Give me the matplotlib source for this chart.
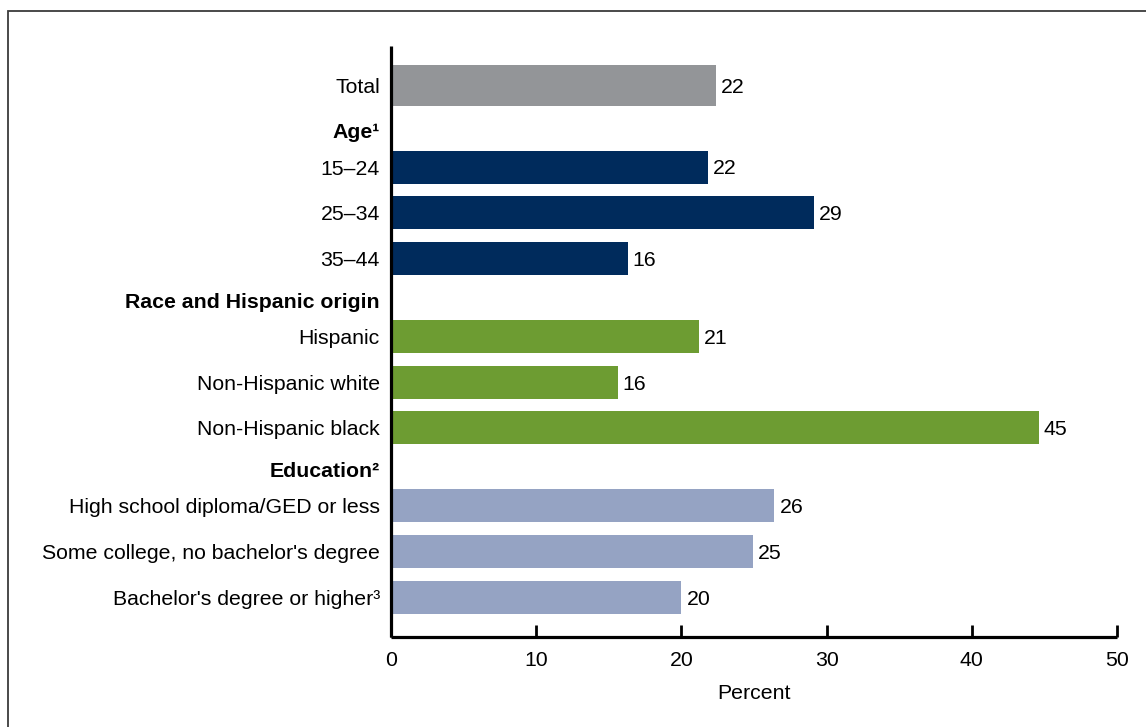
import matplotlib
matplotlib.use("Agg")
import matplotlib.pyplot as plt
from matplotlib.patches import Rectangle

plt.rcParams["font.family"] = ["Liberation Sans", "DejaVu Sans"]

# data
groups = ["", "Age¹", "Race and Hispanic origin", "Education²"]
group_labels = [
    ["Total"],
    ["15–24", "25–34", "35–44"],
    ["Hispanic", "Non-Hispanic white", "Non-Hispanic black"],
    ["High school diploma/GED or less", "Some college, no bachelor's degree",
     "Bachelor's degree or higher³"],
]
group_values = [
    [22.4],
    [21.8, 29.1, 16.3],
    [21.2, 15.6, 44.6],
    [26.4, 24.9, 20.0],
]
group_text = [
    ["22"],
    ["22", "29", "16"],
    ["21", "16", "45"],
    ["26", "25", "20"],
]
group_colors = ["#939598", "#002b5c", "#6d9c32", "#95a3c3"]

FS = 15.3

fig = plt.figure(figsize=(11.46, 7.27), dpi=100)
ax = fig.add_axes([391 / 1146, 1 - 637 / 727, (1117 - 391) / 1146, (637 - 46) / 727])

# frame around the whole figure
fig.patches.append(Rectangle((8 / 1146, -0.1), 1.1, 1 - 11 / 727 + 0.1,
                             transform=fig.transFigure, fill=False,
                             edgecolor="#3c3c3c", linewidth=1.3))

tick_pos, tick_lab, bold = [], [], []
y = 0.0
prev_h = 0.73
for gi, (head, labels, vals, txts) in enumerate(zip(groups, group_labels, group_values, group_text)):
    if head:
        y += 0.92 + (prev_h - 0.73) / 2
        tick_pos.append(y)
        tick_lab.append(head)
        bold.append(True)
        y += 0.8
    height = 0.9 if gi == 0 else 0.73
    for i, (lab, v, t) in enumerate(zip(labels, vals, txts)):
        if i > 0:
            y += 1.01
        ax.barh(y, v, height=height, color=group_colors[gi], linewidth=0)
        ax.text(v + 0.35, y + 0.04, t, va="center", ha="left", fontsize=FS)
        tick_pos.append(y)
        tick_lab.append(lab)
        bold.append(False)
    prev_h = height

ax.set_ylim(y + 0.875, -0.868)
ax.set_xlim(0, 50)
ax.set_yticks(tick_pos)
ax.set_yticklabels(tick_lab, fontsize=FS)
for lbl, b in zip(ax.get_yticklabels(), bold):
    if b:
        lbl.set_fontweight("bold")
ax.tick_params(axis="y", length=0, pad=8)

ax.set_xticks([0, 10, 20, 30, 40, 50])
ax.tick_params(axis="x", direction="in", length=9, width=2, pad=10, labelsize=FS)
ax.set_xlabel("Percent", fontsize=FS, labelpad=10)

for side in ["top", "right"]:
    ax.spines[side].set_visible(False)
for side in ["left", "bottom"]:
    ax.spines[side].set_linewidth(2.3)
    ax.spines[side].set_capstyle("butt")

fig.savefig("out.png", dpi=100)
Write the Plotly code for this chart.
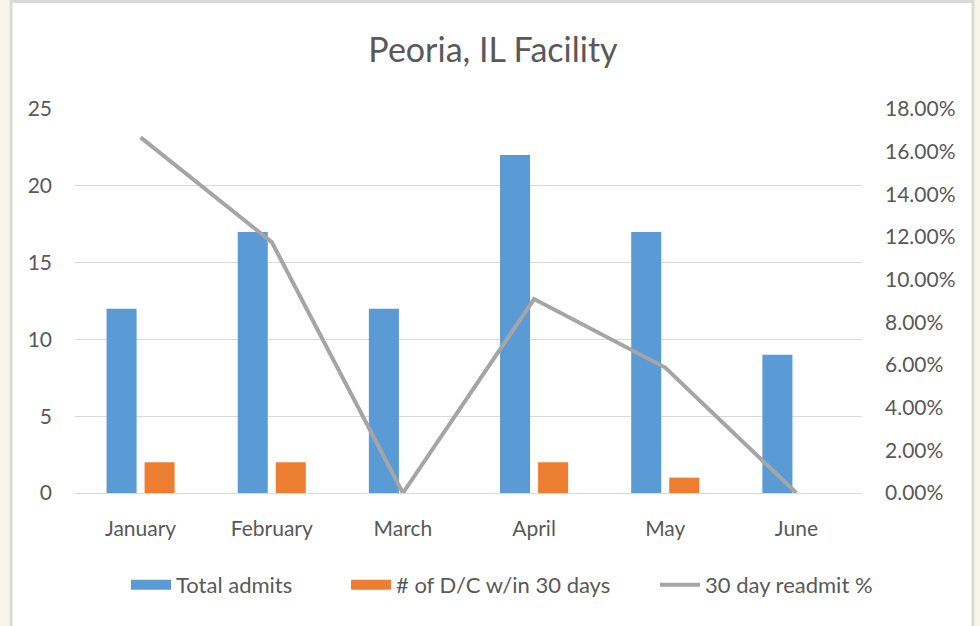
import plotly.graph_objects as go

months = ["January", "February", "March", "April", "May", "June"]
total_admits = [12, 17, 12, 22, 17, 9]
dc_30 = [2, 2, 0, 2, 1, 0]
readmit_pct = [0.1667, 0.1176, 0.0, 0.0909, 0.0588, 0.0]

left_ticks = [0, 5, 10, 15, 20, 25]
right_ticks = [0, 0.02, 0.04, 0.06, 0.08, 0.10, 0.12, 0.14, 0.16, 0.18]

FONT = "Lato, Carlito, 'Open Sans', sans-serif"
TXT = "#595959"
BLUE, ORANGE, GREY = "#5B9BD5", "#ED7D31", "#A5A5A5"

W, H = 980, 626
L, R, T, B = 75, 118, 109, 133
pw, ph = W - L - R, H - T - B

fig = go.Figure()
fig.add_trace(go.Bar(x=months, y=total_admits, name="Total admits",
                     marker=dict(color=BLUE, line=dict(width=0)),
                     showlegend=False, legendgroup="a"))
fig.add_trace(go.Bar(x=months, y=dc_30, name="# of D/C w/in 30 days",
                     marker=dict(color=ORANGE, line=dict(width=0)),
                     showlegend=False, legendgroup="b"))
fig.add_trace(go.Scatter(x=months, y=readmit_pct, name="30 day readmit %",
                         mode="lines", yaxis="y2", showlegend=False,
                         legendgroup="c",
                         line=dict(color=GREY, width=4)))
# legend entries (wide swatches like the original)
fig.add_trace(go.Scatter(x=[None], y=[None], mode="lines", name="Total admits",
                         legendgroup="a", legend="legend",
                         line=dict(color=BLUE, width=14)))
fig.add_trace(go.Scatter(x=[None], y=[None], mode="lines",
                         name="# of D/C w/in 30 days", legendgroup="b",
                         legend="legend2",
                         line=dict(color=ORANGE, width=14)))
fig.add_trace(go.Scatter(x=[None], y=[None], mode="lines",
                         name="30 day readmit %", legendgroup="c",
                         legend="legend3",
                         line=dict(color=GREY, width=4)))

def leg(px_left):
    return dict(orientation="h", x=(px_left - L) / pw, xanchor="left",
                y=-(585 - 493) / ph, yanchor="middle",
                font=dict(size=22, color=TXT), itemwidth=40,
                bgcolor="rgba(0,0,0,0)")

fig.update_layout(
    width=W, height=H,
    margin=dict(l=L, r=R, t=T, b=B, autoexpand=False),
    paper_bgcolor="#F8F6E8",
    plot_bgcolor="rgba(0,0,0,0)",
    barmode="group", bargap=0.42, bargroupgap=0.21,
    font=dict(family=FONT, color=TXT, size=21),
    title=dict(text="Peoria, IL Facility", x=493 / W, xanchor="center",
               y=1 - 50 / H, yanchor="middle",
               font=dict(size=34, color=TXT, family=FONT)),
    xaxis=dict(showgrid=False, showline=True, linecolor="#D9D9D9", linewidth=1,
               ticks="", tickfont=dict(size=21, color=TXT), ticklabelstandoff=17),
    yaxis=dict(range=[0, 25], tickvals=left_ticks, showgrid=True,
               gridcolor="#D9D9D9", gridwidth=1, zeroline=False, showline=False,
               ticks="", tickfont=dict(size=21, color=TXT), ticklabelstandoff=22),
    yaxis2=dict(range=[0, 0.18], tickvals=right_ticks, tickformat=".2%",
                overlaying="y", side="right", showgrid=False, zeroline=False,
                showline=False, ticks="", tickfont=dict(size=21, color=TXT),
                ticklabelstandoff=22),
    legend=leg(126),
    legend2=leg(346),
    legend3=leg(655),
    shapes=[dict(type="rect", xref="paper", yref="paper", layer="below",
                 x0=(11 - L) / pw, x1=(973 - L) / pw,
                 y0=-(B + 20) / ph, y1=(H - B - 1.5) / ph,
                 fillcolor="white", line=dict(color="#D9D9D9", width=3))],
)

fig.write_html("out.html", config={"displayModeBar": False},
               post_script="document.body.style.margin='0';")
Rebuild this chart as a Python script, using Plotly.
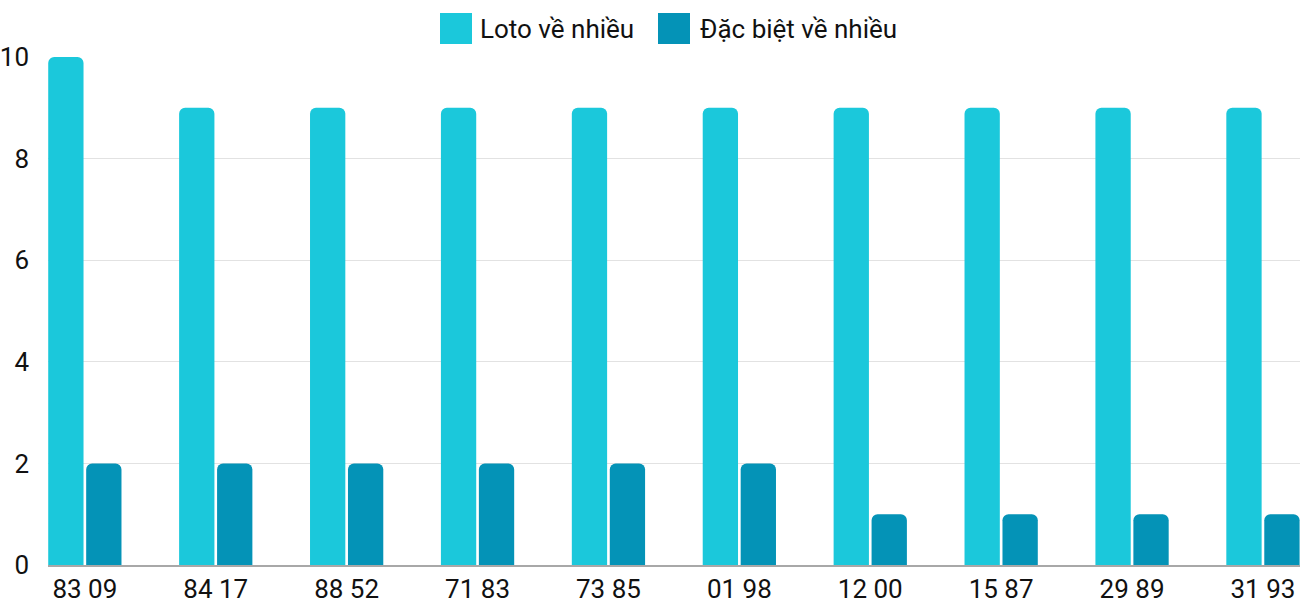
import plotly.graph_objects as go

categories = ["83 09", "84 17", "88 52", "71 83", "73 85", "01 98", "12 00", "15 87", "29 89", "31 93"]
loto_values = [10, 9, 9, 9, 9, 9, 9, 9, 9, 9]
dacbiet_values = [2, 2, 2, 2, 2, 2, 1, 1, 1, 1]
series_names = ["Loto về nhiều", "Đặc biệt về nhiều"]
colors = ["#1bc8db", "#0493b7"]
y_ticks = [0, 2, 4, 6, 8, 10]

FONT = "Roboto"
W, H = 1300, 600
ML, MR, MT, MB = 48, 0, 57, 35
pw = W - ML - MR
ph = H - MT - MB


def px_x(p):
    return (p - ML) / pw


def px_y(p):
    return (H - MB - p) / ph


fig = go.Figure()
for name, vals, col in zip(series_names, [loto_values, dacbiet_values], colors):
    fig.add_trace(go.Bar(
        x=categories, y=vals, name=name,
        marker=dict(color=col, cornerradius=6, line=dict(width=0)),
        showlegend=False, hoverinfo="x+y+name",
    ))

# custom legend (large squares like the reference)
legend_items = [(440, 472, 478), (658, 690, 698)]
shapes = []
annotations = []
for (x0, x1, tx), name, col in zip(legend_items, series_names, colors):
    shapes.append(dict(type="rect", xref="paper", yref="paper",
                       x0=px_x(x0), x1=px_x(x1), y0=px_y(44), y1=px_y(13),
                       fillcolor=col, line=dict(width=0), layer="above"))
    annotations.append(dict(xref="paper", yref="paper", x=px_x(tx), y=px_y(29),
                            xanchor="left", yanchor="middle", showarrow=False,
                            text=name, font=dict(family=FONT, size=26, color="#111")))

fig.update_layout(
    width=W, height=H,
    margin=dict(l=ML, r=MR, t=MT, b=MB, pad=0, autoexpand=False),
    paper_bgcolor="white", plot_bgcolor="white",
    barmode="group", bargap=0.42, bargroupgap=0.07,
    font=dict(family=FONT, size=26, color="#111"),
    shapes=shapes, annotations=annotations,
    showlegend=False,
)
fig.update_xaxes(
    type="category", range=[-0.2815, 9.283], automargin=False,
    showgrid=False, showline=True, linecolor="#a8a8a8", linewidth=1.5,
    ticks="", tickfont=dict(family=FONT, size=26, color="#111"),
    ticklabelstandoff=0, fixedrange=True,
)
fig.update_yaxes(
    range=[0, 10], tickvals=y_ticks, automargin=False,
    showgrid=True, gridcolor="#e2e2e2", gridwidth=1,
    zeroline=False, showline=False, ticks="",
    tickfont=dict(family=FONT, size=26, color="#111"),
    ticklabelstandoff=18, fixedrange=True,
)

fig.write_html(
    "out.html", include_plotlyjs=True, config={"displayModeBar": False},
    post_script="document.body.style.margin='0';document.body.style.overflow='hidden';",
)
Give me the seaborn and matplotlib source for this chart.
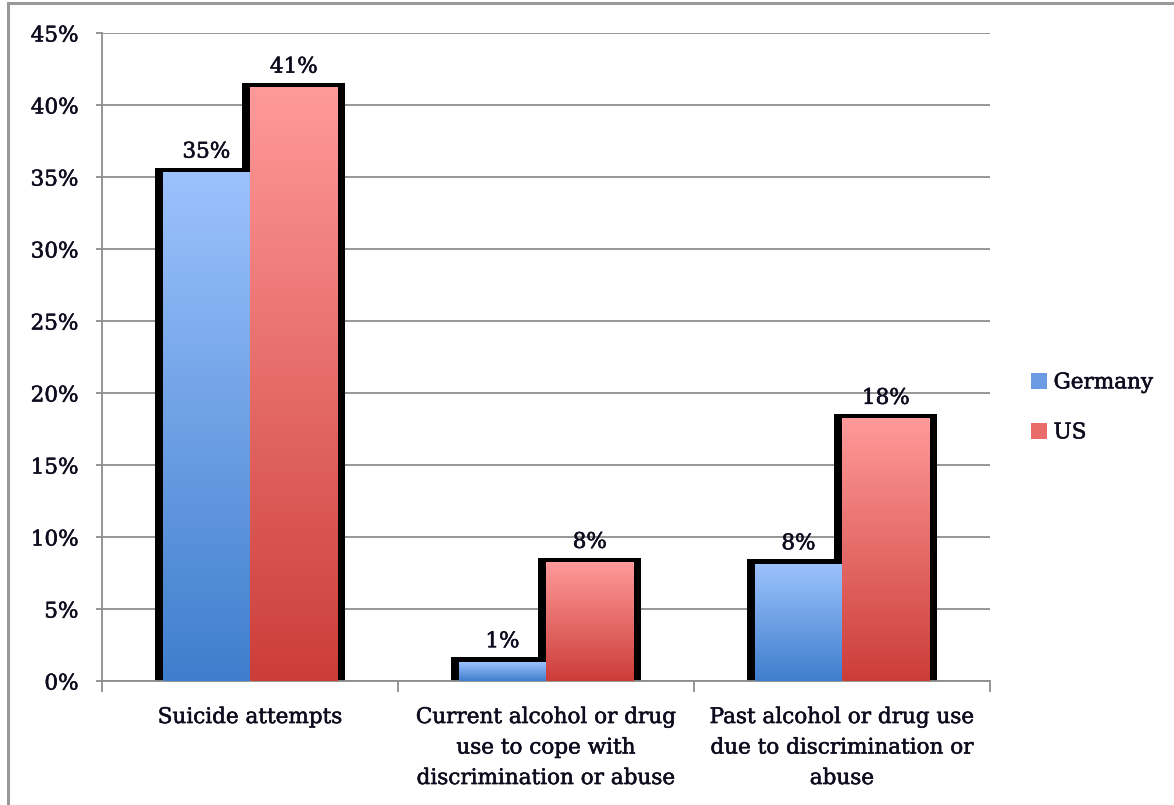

::::::

Brief: Write out the lines beginning with the one that contains "Write the Plotly code for this chart." and ending with the one that contains "pw, ph = W - L - R, H - T - B", exactly as given. Leave pictures out.

Right answer:
Write the Plotly code for this chart.
import plotly.graph_objects as go

months = ["January", "February", "March", "April", "May", "June"]
total_admits = [12, 17, 12, 22, 17, 9]
dc_30 = [2, 2, 0, 2, 1, 0]
readmit_pct = [0.1667, 0.1176, 0.0, 0.0909, 0.0588, 0.0]

left_ticks = [0, 5, 10, 15, 20, 25]
right_ticks = [0, 0.02, 0.04, 0.06, 0.08, 0.10, 0.12, 0.14, 0.16, 0.18]

FONT = "Lato, Carlito, 'Open Sans', sans-serif"
TXT = "#595959"
BLUE, ORANGE, GREY = "#5B9BD5", "#ED7D31", "#A5A5A5"

W, H = 980, 626
L, R, T, B = 75, 118, 109, 133
pw, ph = W - L - R, H - T - B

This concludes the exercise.